▶ _Exercise task_
Every line from the top of the records through the line containing "(web) at (786,13)" should be retyped exactly; the pictures should not.

Plotting code records:
● ● ● ●
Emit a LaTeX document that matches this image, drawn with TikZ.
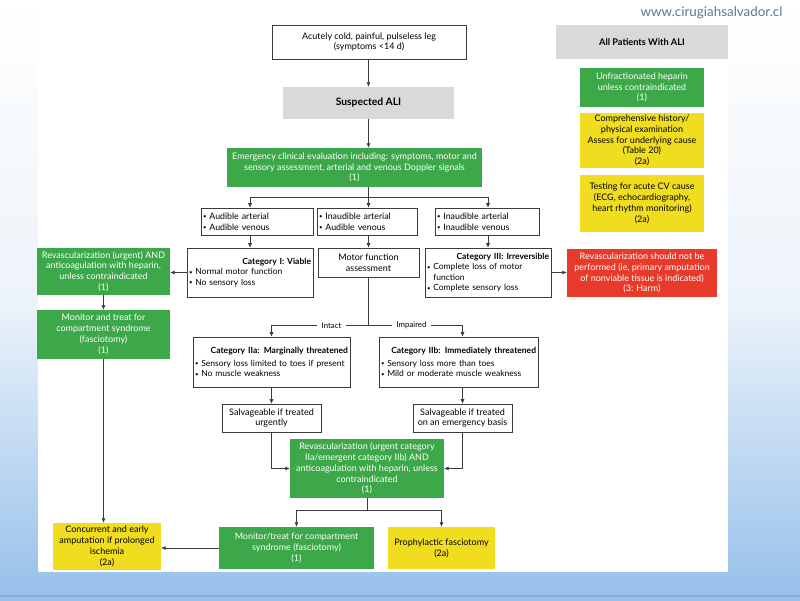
\documentclass[tikz,border=0pt]{standalone}
\usepackage{fontspec}
\setmainfont{Lato}
\usetikzlibrary{arrows.meta,calc}
\definecolor{aligreen}{RGB}{60,168,74}
\definecolor{aliyellow}{RGB}{240,221,32}
\definecolor{alired}{RGB}{232,58,42}
\definecolor{aligray}{RGB}{217,217,217}
\definecolor{linec}{RGB}{60,60,60}
\definecolor{bgblue}{RGB}{150,192,234}
\definecolor{bgpale}{RGB}{236,243,250}
\definecolor{webc}{RGB}{95,120,145}
\newcommand\fsz{\fontsize{9}{10.8}\selectfont}
\newcommand\catsz{\fontsize{8.5}{10.6}\selectfont}
\newcommand\bl{\raisebox{0.6pt}{\fontsize{6}{6}\selectfont•}\ }
\begin{document}
\begin{tikzpicture}[x=1pt,y=-1pt,
  base/.style={inner xsep=2pt, inner ysep=1pt, align=center, font=\fsz},
  sz/.style 2 args={minimum width=#1pt, minimum height=#2pt},
  wbox/.style={base, draw=linec, line width=0.6pt, fill=white},
  lbox/.style={wbox, align=left, text width=#1pt, font=\catsz},
  gbox/.style={base, fill=aligreen, text=white},
  ybox/.style={base, fill=aliyellow, text=black},
  rbox/.style={base, fill=alired, text=white},
  graybox/.style={base, fill=aligray, font=\fontsize{9.2}{11}\selectfont\bfseries},
  conn/.style={draw=linec, line width=0.6pt},
  arr/.style={conn, -{Latex[length=4.5pt,width=4pt]}},
  lab/.style={fill=white, inner xsep=5pt, inner ysep=1pt, font=\fontsize{7.8}{9}\selectfont}
]
\useasboundingbox (0,0) rectangle (800,600);
% background
\fill[bgpale] (0,0) rectangle (800,600);
\shade[top color=white, bottom color=bgpale] (0,0) rectangle (800,300);
\shade[top color=bgpale, bottom color=bgblue] (0,300) rectangle (800,600);
\fill[bgblue!85!black!90] (0,595) rectangle (800,597);
\fill[white] (38,0) rectangle (728,572);
\node[anchor=east, text=webc, font=\fontsize{13.4}{15}\selectfont] (web) at (786,13) {www.cirugiahsalvador.cl};

% main column
\node[wbox, sz={194}{34}] (top) at (369,42) {Acutely cold, painful, pulseless leg\\(symptoms <14 d)};
\node[graybox, sz={171}{32}, font=\fontsize{10.3}{12}\selectfont\bfseries] (susp) at (368.5,103) {Suspected ALI};
\node[gbox, sz={255}{39}] (emerg) at (354.5,167.5) {Emergency clinical evaluation including: symptoms, motor and\\sensory assessment, arterial and venous Doppler signals\\(1)};

\node[lbox=108, minimum height=27pt, font=\fontsize{8.8}{10.8}\selectfont] (aa) at (257,221.5) {\bl Audible arterial\\\bl Audible venous};
\node[lbox=96, minimum height=27pt, font=\fontsize{8.8}{10.8}\selectfont] (ia) at (367,221.5) {\bl Inaudible arterial\\\bl Audible venous};
\node[lbox=100, minimum height=27pt, font=\fontsize{8.8}{10.8}\selectfont] (ii) at (487,221.5) {\bl Inaudible arterial\\\bl Inaudible venous};

\node[lbox=122, minimum height=49pt] (cat1) at (250,272.5) {\hspace*{\fill}\textbf{Category I: Viable}\hspace*{\fill}\\\bl Normal motor function\\\bl No sensory loss};
\node[gbox, sz={133}{47}] (revU) at (103.5,271.5) {Revascularization (urgent) AND\\anticoagulation with heparin,\\unless contraindicated\\(1)};
\node[gbox, sz={133}{49}] (monU) at (103.5,334.5) {Monitor and treat for\\compartment syndrome\\(fasciotomy)\\(1)};
\node[wbox, sz={101}{29}] (motor) at (368.5,262.5) {Motor function\\assessment};
\node[lbox=122, minimum height=49pt] (cat3) at (488,272.5) {\hspace*{\fill}\textbf{Category III: Irreversible}\hspace*{\fill}\\\bl Complete loss of motor\\\phantom{\bl}function\\\bl Complete sensory loss};
\node[rbox, sz={150}{48}] (red) at (642,273) {Revascularization should not be\\performed (ie, primary amputation\\of nonviable tissue is indicated)\\(3: Harm)};

\node[lbox=153, minimum height=50pt] (cat2a) at (271.5,362) {\hspace*{\fill}\textbf{Category IIa: Marginally threatened}\hspace*{\fill}\\[2pt]\bl Sensory loss limited to toes if present\\\bl No muscle weakness};
\node[lbox=155, minimum height=50pt] (cat2b) at (458.5,362) {\hspace*{\fill}\textbf{Category IIb: Immediately threatened}\hspace*{\fill}\\[2pt]\bl Sensory loss more than toes\\\bl Mild or moderate muscle weakness};
\node[wbox, sz={99}{28}] (salvA) at (271.5,418) {Salvageable if treated\\urgently};
\node[wbox, sz={99}{28}] (salvB) at (462.5,418) {Salvageable if treated\\on an emergency basis};
\node[gbox, sz={154}{59}] (revC) at (367,468.5) {Revascularization (urgent category\\IIa/emergent category IIb) AND\\anticoagulation with heparin, unless\\contraindicated\\(1)};
\node[gbox, sz={155}{42}] (monC) at (296.5,548) {Monitor/treat for compartment\\syndrome (fasciotomy)\\(1)};
\node[ybox, sz={107}{42}] (proph) at (441.5,548) {Prophylactic fasciotomy\\(2a)};
\node[ybox, sz={108}{47}] (conc) at (107,546.5) {Concurrent and early\\amputation if prolonged\\ischemia\\(2a)};

% right column
\node[graybox, sz={172}{34}] (allp) at (642,42) {All Patients With ALI};
\node[gbox, sz={124}{39}] (hep) at (642,87.5) {Unfractionated heparin\\unless contraindicated\\(1)};
\node[ybox, sz={124}{55}] (comp) at (642,140.5) {Comprehensive history/\\physical examination\\Assess for underlying cause\\(Table 20)\\(2a)};
\node[ybox, sz={124}{57}] (test) at (642,203.5) {Testing for acute CV cause\\(ECG, echocardiography,\\heart rhythm monitoring)\\(2a)};

% connectors
\draw[arr] (top.south -| susp.south) -- (susp.north);
\draw[arr] (susp.south) -- (susp.south |- emerg.north);
\draw[conn] (susp.south |- emerg.south) -- ++(0,10) coordinate (s1);
\draw[conn] (s1 -| cat1.north) -- (s1 -| cat3.north);
\draw[arr] (s1 -| cat1.north) -- (aa.north -| cat1.north);
\draw[arr] (s1 -| motor.north) -- (ia.north -| motor.north);
\draw[arr] (s1 -| cat3.north) -- (ii.north -| cat3.north);
\draw[arr] (aa.south -| cat1.north) -- (cat1.north);
\draw[arr] (ia.south -| motor.north) -- (motor.north);
\draw[arr] (ii.south -| cat3.north) -- (cat3.north);
\draw[arr] (cat1.west) -- (cat1.west -| revU.east);
\draw[arr] (revU.south) -- (monU.north);
\draw[arr] (monU.south) -- (monU.south |- conc.north);
\draw[arr] (cat3.east) -- (cat3.east -| red.west);
\draw[conn] (motor.south) -- ++(0,48) coordinate (s2);
\draw[conn] (s2 -| cat2a.north) -- (s2 -| salvB.north);
\draw[arr] (s2 -| cat2a.north) -- (cat2a.north);
\draw[arr] (s2 -| salvB.north) -- (cat2b.north -| salvB.north);
\node[lab] (intact) at ($(s2)+(-37,0)$) {Intact};
\node[lab] (impaired) at ($(s2)+(43,0)$) {Impaired};
\draw[arr] (cat2a.south) -- (salvA.north);
\draw[arr] (cat2b.south -| salvB.north) -- (salvB.north);
\draw[arr] (salvA.south) |- (revC.west);
\draw[arr] (salvB.south) |- (revC.east);
\draw[conn] (revC.south) -- ++(0,12) coordinate (s3);
\draw[conn] (s3 -| monC.north) -- (s3 -| proph.north);
\draw[arr] (s3 -| monC.north) -- (monC.north);
\draw[arr] (s3 -| proph.north) -- (proph.north);
\draw[arr] (monC.west) -- (monC.west -| conc.east);
\end{tikzpicture}
\end{document}
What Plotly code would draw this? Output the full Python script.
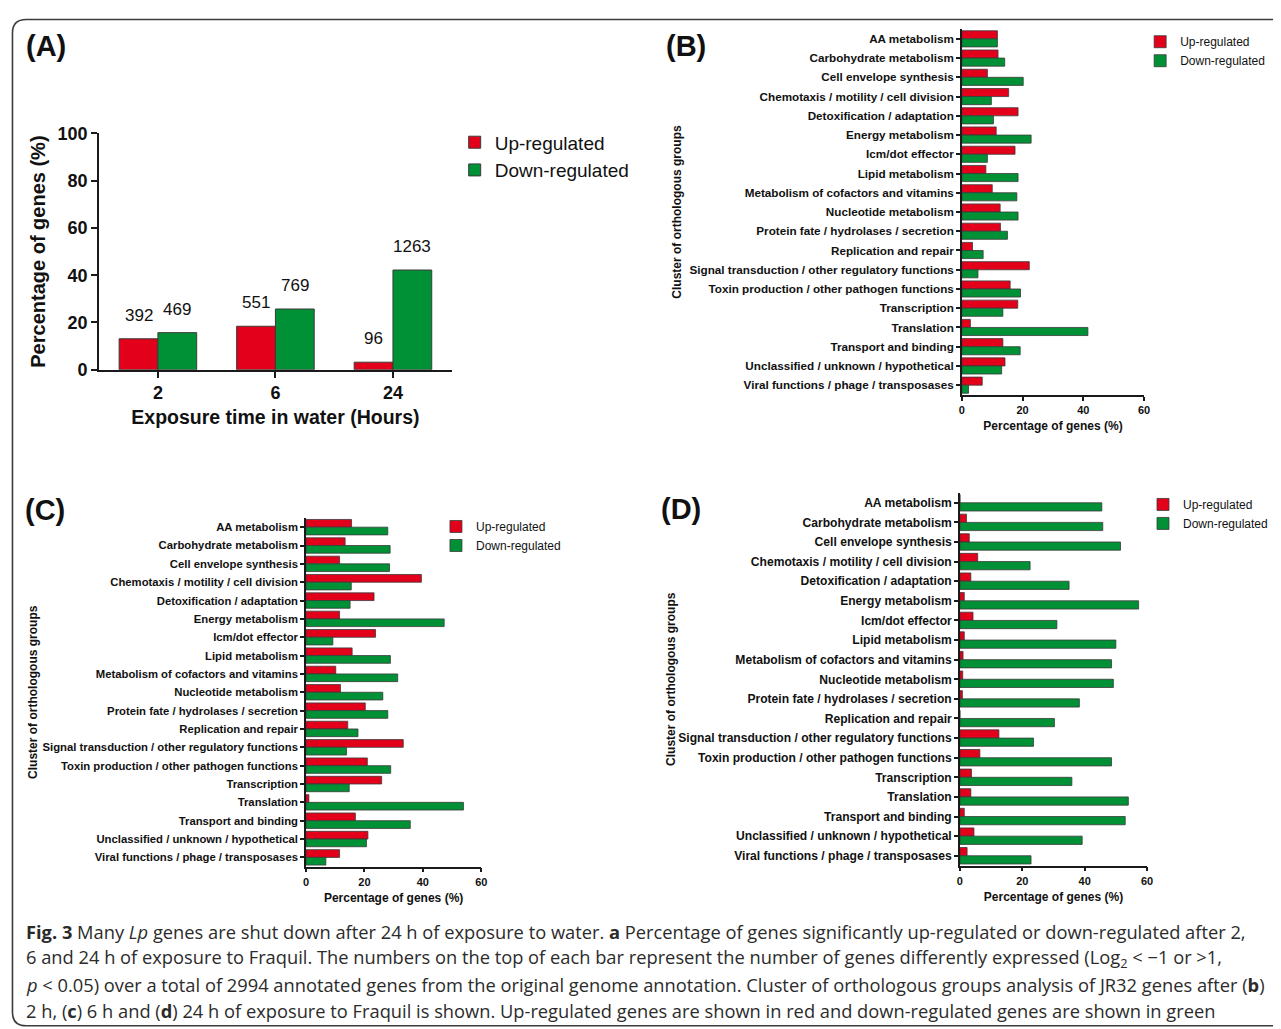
● ● ● ●
▶ _Exercise answer_
Emit a LaTeX document that matches this image, drawn with TikZ.
\documentclass[tikz,border=0pt]{standalone}
\usepackage{fontspec}
\setmainfont{Lato}
\usetikzlibrary{arrows.meta,calc}
\definecolor{aligreen}{RGB}{60,168,74}
\definecolor{aliyellow}{RGB}{240,221,32}
\definecolor{alired}{RGB}{232,58,42}
\definecolor{aligray}{RGB}{217,217,217}
\definecolor{linec}{RGB}{60,60,60}
\definecolor{bgblue}{RGB}{150,192,234}
\definecolor{bgpale}{RGB}{236,243,250}
\definecolor{webc}{RGB}{95,120,145}
\newcommand\fsz{\fontsize{9}{10.8}\selectfont}
\newcommand\catsz{\fontsize{8.5}{10.6}\selectfont}
\newcommand\bl{\raisebox{0.6pt}{\fontsize{6}{6}\selectfont•}\ }
\begin{document}
\begin{tikzpicture}[x=1pt,y=-1pt,
  base/.style={inner xsep=2pt, inner ysep=1pt, align=center, font=\fsz},
  sz/.style 2 args={minimum width=#1pt, minimum height=#2pt},
  wbox/.style={base, draw=linec, line width=0.6pt, fill=white},
  lbox/.style={wbox, align=left, text width=#1pt, font=\catsz},
  gbox/.style={base, fill=aligreen, text=white},
  ybox/.style={base, fill=aliyellow, text=black},
  rbox/.style={base, fill=alired, text=white},
  graybox/.style={base, fill=aligray, font=\fontsize{9.2}{11}\selectfont\bfseries},
  conn/.style={draw=linec, line width=0.6pt},
  arr/.style={conn, -{Latex[length=4.5pt,width=4pt]}},
  lab/.style={fill=white, inner xsep=5pt, inner ysep=1pt, font=\fontsize{7.8}{9}\selectfont}
]
\useasboundingbox (0,0) rectangle (800,600);
% background
\fill[bgpale] (0,0) rectangle (800,600);
\shade[top color=white, bottom color=bgpale] (0,0) rectangle (800,300);
\shade[top color=bgpale, bottom color=bgblue] (0,300) rectangle (800,600);
\fill[bgblue!85!black!90] (0,595) rectangle (800,597);
\fill[white] (38,0) rectangle (728,572);
\node[anchor=east, text=webc, font=\fontsize{13.4}{15}\selectfont] (web) at (786,13) {www.cirugiahsalvador.cl};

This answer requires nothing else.